On walking back up from digging out the mailbox, I found the remains of a dead animal in the driveway, evidence of a kill from an owl. I have seen this once before after a heavy snowstorm. About ten years ago, I found remains of a dead rabbit in the snow, with wing marks suggestive of a great horned owl strike. This time I initially thought that the villain was the screech owl I had seen yesterday, particularly since it ate only part of the head.
And then dragged the remains of the rabbit about 100 feet along the drive, probably never becoming airborne. [There was fur scattered along the driveway, to where it eventually dropped the carcass.]

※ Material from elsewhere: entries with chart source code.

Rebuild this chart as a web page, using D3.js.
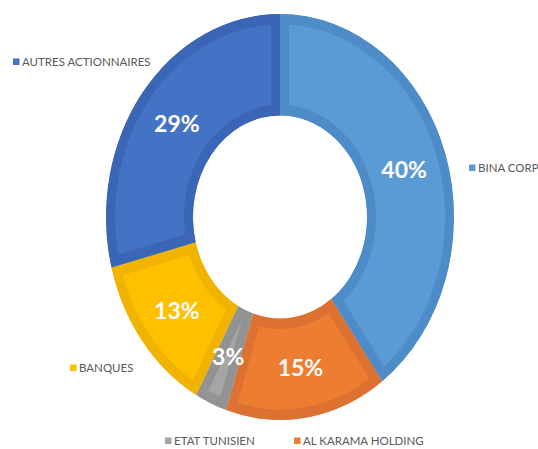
<!DOCTYPE html>
<html>
<head>
<meta charset="utf-8">
<script src="https://cdn.jsdelivr.net/npm/d3@7"></script>
<style>
  html, body { margin: 0; padding: 0; background: #ffffff; }
  svg { display: block; }
</style>
</head>
<body>
<div id="chart"></div>
<script>
const categories = ["BINA CORP", "AL KARAMA HOLDING", "ETAT TUNISIEN", "BANQUES", "AUTRES ACTIONNAIRES"];
const values = [40, 15, 3, 13, 29];
const valueLabels = ["40%", "15%", "3%", "13%", "29%"];
const fillColors = ["#5b9bd5", "#ed7d31", "#a5a5a5", "#ffc000", "#4472c4"];
const borderColors = ["#4d8bc9", "#dd7131", "#939393", "#efb300", "#3b65b5"];

const W = 538, H = 449;
const cx = 280, cy = 217;
const R = 174, sy = 203 / 174;
const innerR = R * 0.5;

const svg = d3.select("#chart").append("svg")
  .attr("width", W).attr("height", H);

const pie = d3.pie().sort(null).value(d => d.value);
const data = categories.map((c, i) => ({ name: c, value: values[i], label: valueLabels[i], i }));
const arcs = pie(data);
const arc = d3.arc().innerRadius(innerR).outerRadius(R);
const labelArc = d3.arc().innerRadius(innerR).outerRadius(R);

const defs = svg.append("defs");
arcs.forEach((a, i) => {
  defs.append("clipPath").attr("id", "clip" + i)
    .append("path").attr("d", arc(a));
});

const g = svg.append("g").attr("transform", `translate(${cx},${cy}) scale(1,${sy})`);

g.selectAll("path.slice").data(arcs).enter().append("path")
  .attr("class", "slice")
  .attr("d", arc)
  .attr("fill", (d, i) => fillColors[i])
  .attr("stroke", (d, i) => borderColors[i])
  .attr("stroke-width", 18)
  .attr("clip-path", (d, i) => `url(#clip${i})`);

// percentage labels
svg.append("g").selectAll("text").data(arcs).enter().append("text")
  .attr("x", d => cx + labelArc.centroid(d)[0])
  .attr("y", d => cy + labelArc.centroid(d)[1] * sy)
  .attr("dy", "0.36em")
  .attr("text-anchor", "middle")
  .attr("fill", "#ffffff")
  .attr("font-family", "Lato, 'Open Sans', sans-serif")
  .attr("font-weight", "bold")
  .attr("font-size", 23)
  .text(d => d.data.label);

// legend / category labels
const legendPos = [
  { x: 469, y: 168 },
  { x: 294, y: 441 },
  { x: 165, y: 441 },
  { x: 70, y: 368 },
  { x: 13, y: 62 }
];
const lg = svg.append("g");
data.forEach((d, i) => {
  const p = legendPos[i];
  lg.append("rect")
    .attr("x", p.x).attr("y", p.y - 3.5)
    .attr("width", 6.5).attr("height", 6.5)
    .attr("fill", fillColors[i]);
  lg.append("text")
    .attr("x", p.x + 9).attr("y", p.y)
    .attr("dy", "0.36em")
    .attr("fill", "#595959")
    .attr("font-family", "Lato, 'Open Sans', sans-serif")
    .attr("font-size", 11.5)
    .text(d.name);
});
</script>
</body>
</html>
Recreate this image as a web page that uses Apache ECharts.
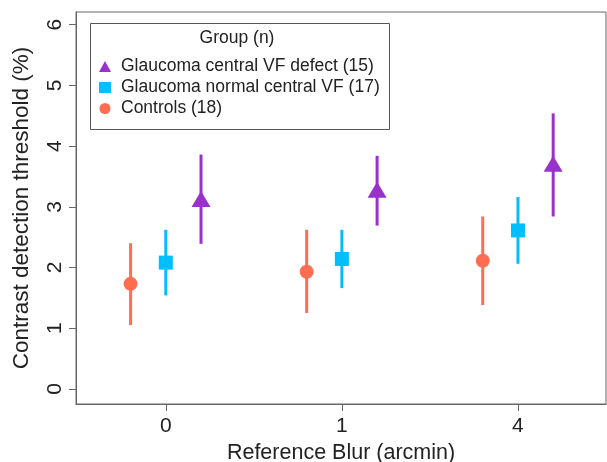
<!DOCTYPE html>
<html><head><meta charset="utf-8">
<script src="https://cdn.jsdelivr.net/npm/echarts@6/dist/echarts.min.js"></script>
<style>html,body{margin:0;padding:0;background:#fff}#c{width:607px;height:462px}</style>
</head><body><div id="c"></div>
<script>
// ---- data ----
const blurLabels = ['0', '1', '4'];
const yTicks = [0, 1, 2, 3, 4, 5, 6];
const groupNames = ['Glaucoma central VF defect (15)', 'Glaucoma normal central VF (17)', 'Controls (18)'];
const defectMean = [3.13, 3.28, 3.71];
const defectLo = [2.39, 2.69, 2.84];
const defectHi = [3.86, 3.84, 4.54];
const normalMean = [2.08, 2.14, 2.61];
const normalLo = [1.54, 1.66, 2.06];
const normalHi = [2.62, 2.62, 3.16];
const controlMean = [1.73, 1.93, 2.11];
const controlLo = [1.05, 1.25, 1.38];
const controlHi = [2.40, 2.62, 2.84];

// ---- styling ----
const FONT = 'Liberation Sans, Arial, sans-serif';
const groups = [
  {name: groupNames[0], mean: defectMean, lo: defectLo, hi: defectHi, color: '#9932CC', symbol: 'triangle', size: [19, 16], off: 0.2},
  {name: groupNames[1], mean: normalMean, lo: normalLo, hi: normalHi, color: '#00BFFF', symbol: 'rect', size: 14, off: 0},
  {name: groupNames[2], mean: controlMean, lo: controlLo, hi: controlHi, color: '#FF6E50', symbol: 'circle', size: 14, off: -0.2}
];

const series = [];
groups.forEach(g => {
  series.push({
    type: 'custom',
    name: g.name + ' err',
    data: g.mean.map((m, i) => [i + g.off, g.lo[i], g.hi[i]]),
    renderItem: function (params, api) {
      const p1 = api.coord([api.value(0), api.value(1)]);
      const p2 = api.coord([api.value(0), api.value(2)]);
      return {type: 'line', shape: {x1: p1[0], y1: p1[1], x2: p2[0], y2: p2[1]},
        style: {stroke: g.color, lineWidth: 3}};
    },
    silent: true, z: 2
  });
  series.push({
    type: 'scatter',
    name: g.name,
    data: g.mean.map((m, i) => [i + g.off, m]),
    symbol: g.symbol,
    symbolSize: g.size,
    itemStyle: {color: g.color, opacity: 1},
    z: 3
  });
});

const chart = echarts.init(document.getElementById('c'), null, {renderer: 'canvas'});
chart.setOption({
  animation: false,
  backgroundColor: '#fff',
  grid: {left: 76, top: 12, width: 530, height: 392, show: true, borderColor: '#666', borderWidth: 1, containLabel: false, outerBoundsMode: 'none'},
  xAxis: {
    type: 'value', min: -0.51, max: 2.5,
    axisLine: {show: true, onZero: false, lineStyle: {color: '#666', width: 1}},
    splitLine: {show: false},
    axisTick: {show: true, inside: false, length: 7, lineStyle: {color: '#666'}, customValues: [0, 1, 2]},
    axisLabel: {customValues: [0, 1, 2], formatter: v => blurLabels[Math.round(v)], fontSize: 21, color: '#222', fontFamily: FONT, margin: 12},
    name: 'Reference Blur (arcmin)', nameLocation: 'middle', nameGap: 38,
    nameTextStyle: {fontSize: 21.5, color: '#222', fontFamily: FONT}
  },
  yAxis: {
    type: 'value', min: -0.25, max: 6.21,
    axisLine: {show: true, onZero: false, lineStyle: {color: '#666', width: 1}},
    splitLine: {show: false},
    axisTick: {show: true, inside: false, length: 7, lineStyle: {color: '#666'}, customValues: yTicks},
    axisLabel: {customValues: yTicks, rotate: 90, fontSize: 21, color: '#222', fontFamily: FONT, margin: 10},
    name: 'Contrast detection threshold (%)', nameLocation: 'middle', nameGap: 43,
    nameTextStyle: {fontSize: 22.5, color: '#222', fontFamily: FONT}
  },
  legend: {
    orient: 'vertical', left: 94, top: 51,
    data: groupNames,
    itemWidth: 12, itemHeight: 11, itemGap: 0,
    textStyle: {fontSize: 17.5, color: '#222', fontFamily: FONT, lineHeight: 21, padding: [0, 0, 0, 5]},
    selectedMode: false
  },
  graphic: [
    {type: 'rect', left: 88, top: 21, shape: {width: 299, height: 106}, style: {fill: 'none', stroke: '#555', lineWidth: 1}, z: 10},
    {type: 'text', x: 237, y: 38, style: {text: 'Group (n)', fontSize: 17.5, fill: '#222', fontFamily: FONT, textAlign: 'center', textVerticalAlign: 'middle'}, z: 10}
  ],
  series: series
});
</script></body></html>
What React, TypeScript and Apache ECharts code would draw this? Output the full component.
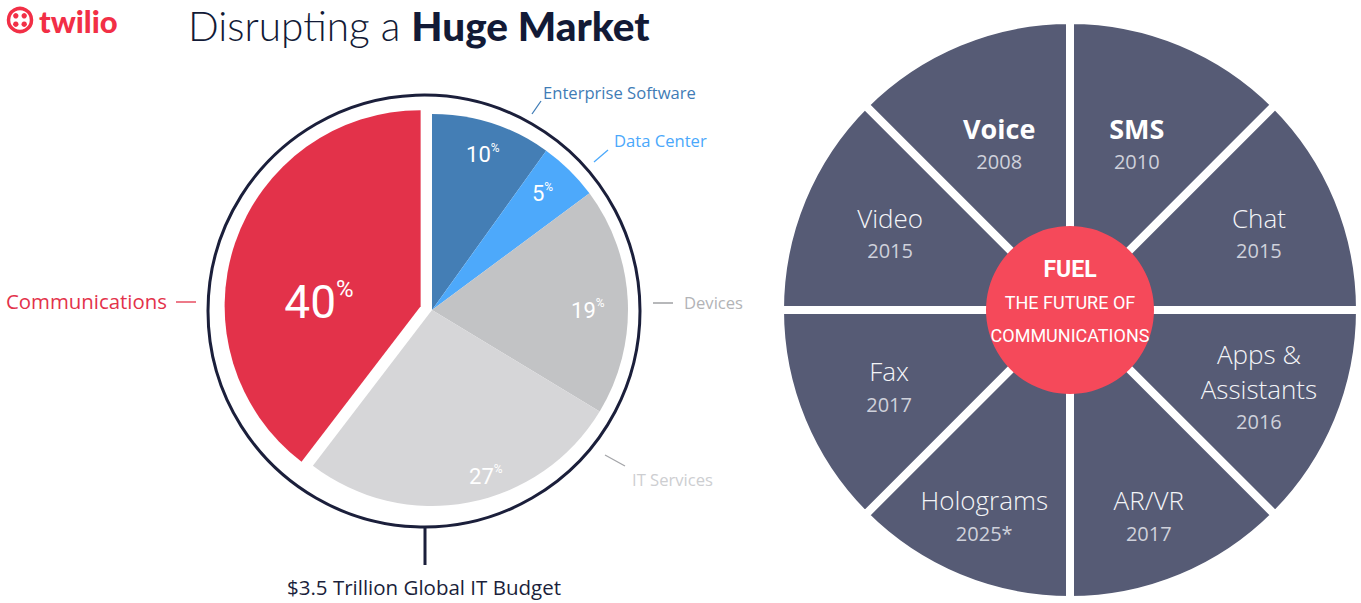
import React, { useEffect, useRef } from 'react';
import * as echarts from 'echarts';

// ---------- data ----------
const budgetCategories = ['Enterprise Software', 'Data Center', 'Devices', 'IT Services', 'Communications'];
const budgetShares = [10, 5, 19, 27, 40];
const budgetTotalLabel = '$3.5 Trillion Global IT Budget';

const channelNames = ['SMS', 'Chat', 'Apps &\nAssistants', 'AR/VR', 'Holograms', 'Fax', 'Video', 'Voice'];
const channelYears = ['2010', '2015', '2016', '2017', '2025*', '2017', '2015', '2008'];
const channelWeights = [1, 1, 1, 1, 1, 1, 1, 1];
const channelBold = ['SMS', 'Voice'];
const hubLines = ['FUEL', 'THE FUTURE OF', 'COMMUNICATIONS'];

const titleLight = 'Disrupting a ';
const titleBold = 'Huge Market';
const brandName = 'twilio';

// ---------- styles / layout ----------
const budgetColors = ['#447eb5', '#4da9fb', '#c2c3c5', '#d6d6d8', '#e3324a'];
const budgetLabelColors = ['#3f7cb6', '#4aa8fb', '#b2b3b6', '#cdced1', '#e3324a'];
const budgetLineColors = ['#3f7cb6', '#4aa8fb', '#909195', '#a4a5a9', '#e3324a'];
const COND = "Roboto, 'Noto Sans', sans-serif";
const SANS = "'Open Sans', 'Noto Sans', sans-serif";
const NAVY = '#1b1f3b';
const BRAND = '#f22f46';

const PIE_C = [432, 310];
const PIE_R = 196;
const RING_C = [424, 311];
const RING_R = 216;
const WHEEL_C = [1070, 310];
const WHEEL_R = 290;
const HUB_R = 84;

const nameSpots = [
  { x: 543, y: 92, align: 'left', line: [[541, 101], [532, 114]] },
  { x: 614, y: 140, align: 'left', line: [[608, 150], [594, 162]] },
  { x: 684, y: 302, align: 'left', line: [[653, 303], [673, 303]] },
  { x: 632, y: 479, align: 'left', line: [[605, 455], [625, 466]] },
  { x: 167, y: 301, align: 'right', line: [[176, 302], [196, 302]] },
];
const pctNudge = [[0, 3], [-6, 2], [-10, 8], [23, 3], [-6, 28]];
const wheelNudge = [[-9, 17], [6, -1], [6, 1], [3, 23], [-10, 23], [2, 1], [3, -1], [5, 17]];

const pctRich = (big: boolean) => ({
  n: { fontFamily: COND, fontSize: big ? 46 : 22, color: '#ffffff', lineHeight: big ? 50 : 26 },
  p: { fontFamily: COND, fontSize: big ? 24 : 12, color: '#ffffff', verticalAlign: 'top', lineHeight: big ? 50 : 26 },
});

export default function App() {
  const ref = useRef<HTMLDivElement>(null);

  useEffect(() => {
    if (!ref.current) return;
    const chart = echarts.init(ref.current, undefined, { renderer: 'svg' });

    const option: any = {
      animation: false,
      backgroundColor: '#ffffff',
      title: {
        text: `{a|${titleLight}}{b|${titleBold}}`,
        left: 188,
        top: 0,
        padding: 0,
        textStyle: {
          rich: {
            a: { fontFamily: 'Lato, sans-serif', fontWeight: 300, fontSize: 40.5, color: '#121a36', lineHeight: 50 },
            b: { fontFamily: 'Lato, sans-serif', fontWeight: 900, fontSize: 40.5, color: '#121a36', lineHeight: 50 },
          },
        },
      },
      graphic: [
        { type: 'circle', shape: { cx: 20, cy: 20, r: 11.5 }, style: { fill: 'none', stroke: BRAND, lineWidth: 3.5 } },
        { type: 'circle', shape: { cx: 15.8, cy: 15.8, r: 2.7 }, style: { fill: BRAND } },
        { type: 'circle', shape: { cx: 24.2, cy: 15.8, r: 2.7 }, style: { fill: BRAND } },
        { type: 'circle', shape: { cx: 15.8, cy: 24.2, r: 2.7 }, style: { fill: BRAND } },
        { type: 'circle', shape: { cx: 24.2, cy: 24.2, r: 2.7 }, style: { fill: BRAND } },
        {
          type: 'text', x: 39, y: 21,
          style: { text: brandName, fill: BRAND, font: '900 31px Lato, sans-serif', align: 'left', verticalAlign: 'middle' },
        },
        {
          type: 'circle', z: 1,
          shape: { cx: RING_C[0], cy: RING_C[1], r: RING_R },
          style: { fill: 'none', stroke: NAVY, lineWidth: 3 },
        },
        { type: 'line', shape: { x1: 425, y1: RING_C[1] + RING_R, x2: 425, y2: 565 }, style: { stroke: NAVY, lineWidth: 3 } },
        {
          type: 'text', x: 424, y: 587,
          style: { text: budgetTotalLabel, fill: NAVY, font: `20.5px ${SANS}`, align: 'center', verticalAlign: 'middle' },
        },
      ],
      series: [
        // main budget pie
        {
          type: 'pie',
          center: PIE_C,
          radius: [0, PIE_R],
          startAngle: 90,
          clockwise: true,
          selectedMode: 'single',
          selectedOffset: 12,
          silent: true,
          avoidLabelOverlap: false,
          emphasis: { disabled: true },
          data: budgetCategories.map((name, i) => ({
            name,
            value: budgetShares[i],
            selected: i === budgetCategories.length - 1,
            itemStyle: { color: budgetColors[i] },
            label: { show: i === budgetCategories.length - 1 },
          })),
          label: {
            position: 'inside',
            rotate: 0,
            formatter: (p: any) => `{n|${p.value}}{p|%}`,
            rich: pctRich(true),
          },
          labelLine: { show: false },
          labelLayout: (p: any) => ({ dx: pctNudge[p.dataIndex][0], dy: pctNudge[p.dataIndex][1] }),
        },
        // percentage labels for the smaller slices
        {
          type: 'pie',
          center: PIE_C,
          radius: [130, PIE_R],
          startAngle: 90,
          silent: true,
          avoidLabelOverlap: false,
          emphasis: { disabled: true },
          itemStyle: { color: 'rgba(0,0,0,0)' },
          data: budgetCategories.map((name, i) => ({
            name,
            value: budgetShares[i],
            label: { show: i !== budgetCategories.length - 1 },
          })),
          label: {
            position: 'inside',
            rotate: 0,
            formatter: (p: any) => `{n|${p.value}}{p|%}`,
            rich: pctRich(false),
          },
          labelLine: { show: false },
          labelLayout: (p: any) => ({ dx: pctNudge[p.dataIndex][0], dy: pctNudge[p.dataIndex][1] }),
        },
        // category names
        {
          type: 'pie',
          center: PIE_C,
          radius: [0, 218],
          startAngle: 90,
          silent: true,
          avoidLabelOverlap: false,
          emphasis: { disabled: true },
          itemStyle: { color: 'rgba(0,0,0,0)' },
          data: budgetCategories.map((name, i) => ({
            name,
            value: budgetShares[i],
            label: { color: budgetLabelColors[i], fontSize: i === budgetCategories.length - 1 ? 20.4 : 16.6 },
            labelLine: { lineStyle: { color: budgetLineColors[i] } },
          })),
          label: { position: 'outside', formatter: '{b}', fontFamily: SANS, fontSize: 16.6 },
          labelLine: { show: true, length: 8, length2: 8, lineStyle: { width: 1.3 } },
          labelLayout: (p: any) => {
            const s = nameSpots[p.dataIndex];
            return {
              x: s.x, y: s.y, align: s.align, verticalAlign: 'middle',
              labelLinePoints: [s.line[0], s.line[1], s.line[1]],
            };
          },
        },
        // communications wheel
        {
          type: 'pie',
          center: WHEEL_C,
          radius: [0, WHEEL_R],
          startAngle: 90,
          silent: true,
          emphasis: { disabled: true },
          itemStyle: { color: '#565b75', borderColor: '#ffffff', borderWidth: 8 },
          label: { show: false },
          labelLine: { show: false },
          data: channelNames.map((name, i) => ({ name, value: channelWeights[i] })),
        },
        // wheel labels
        {
          type: 'pie',
          center: WHEEL_C,
          radius: [100, WHEEL_R],
          startAngle: 90,
          silent: true,
          avoidLabelOverlap: false,
          emphasis: { disabled: true },
          itemStyle: { color: 'rgba(0,0,0,0)' },
          data: channelNames.map((name, i) => ({ name, value: channelWeights[i] })),
          label: {
            position: 'inside',
            rotate: 0,
            formatter: (p: any) => {
              const i = p.dataIndex;
              const tag = channelBold.includes(channelNames[i]) ? 'nb' : 'n';
              const lines = channelNames[i].split('\n').map((l) => `{${tag}|${l}}`).join('\n');
              return `${lines}\n{y|${channelYears[i]}}`;
            },
            rich: {
              n: { fontFamily: SANS, fontWeight: 300, fontSize: 26, color: '#f4f5f8', lineHeight: 35, align: 'center' },
              nb: { fontFamily: SANS, fontWeight: 'bold', fontSize: 27, color: '#ffffff', lineHeight: 35, align: 'center' },
              y: { fontFamily: SANS, fontSize: 20, color: '#cfd1db', lineHeight: 31, align: 'center' },
            },
          },
          labelLine: { show: false },
          labelLayout: (p: any) => ({ dx: wheelNudge[p.dataIndex][0], dy: wheelNudge[p.dataIndex][1] }),
        },
        // hub
        {
          type: 'pie',
          center: WHEEL_C,
          radius: [0, HUB_R],
          silent: true,
          emphasis: { disabled: true },
          itemStyle: { color: '#f5495a' },
          data: [{ name: hubLines[0], value: 1 }],
          label: {
            position: 'center',
            formatter: () => `{a|${hubLines[0]}}\n{b|${hubLines[1]}}\n{b|${hubLines[2]}}`,
            rich: {
              a: { fontFamily: COND, fontWeight: 'bold', fontSize: 23, color: '#ffffff', lineHeight: 33 },
              b: { fontFamily: COND, fontSize: 18, color: '#ffffff', lineHeight: 33 },
            },
          },
          labelLine: { show: false },
          labelLayout: () => ({ dy: -8 }),
        },
      ],
    };

    chart.setOption(option);
    return () => chart.dispose();
  }, []);

  return (
    <div
      ref={ref}
      style={{ position: 'fixed', left: 0, top: 0, width: 1361, height: 603 }}
    />
  );
}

Additional photos from the storm, and on the demise of rabbit on : http://michaelross.zenfolio.com/p866271091
However, I was wrong about the culprit: it was a barred owl, a species that I had not previously seen in the yard. On the evening of the 10th, I was driving up the driveway after dark. Headlights of the car picked up a barred owl, sitting on the snowbank where the carcass of the rabbit had been. We looked each other in the eye, before I drove back to the house, hoping that he would sit still until I fetched the camera. Alas, no such luck - when I returned a couple minutes later he was gone.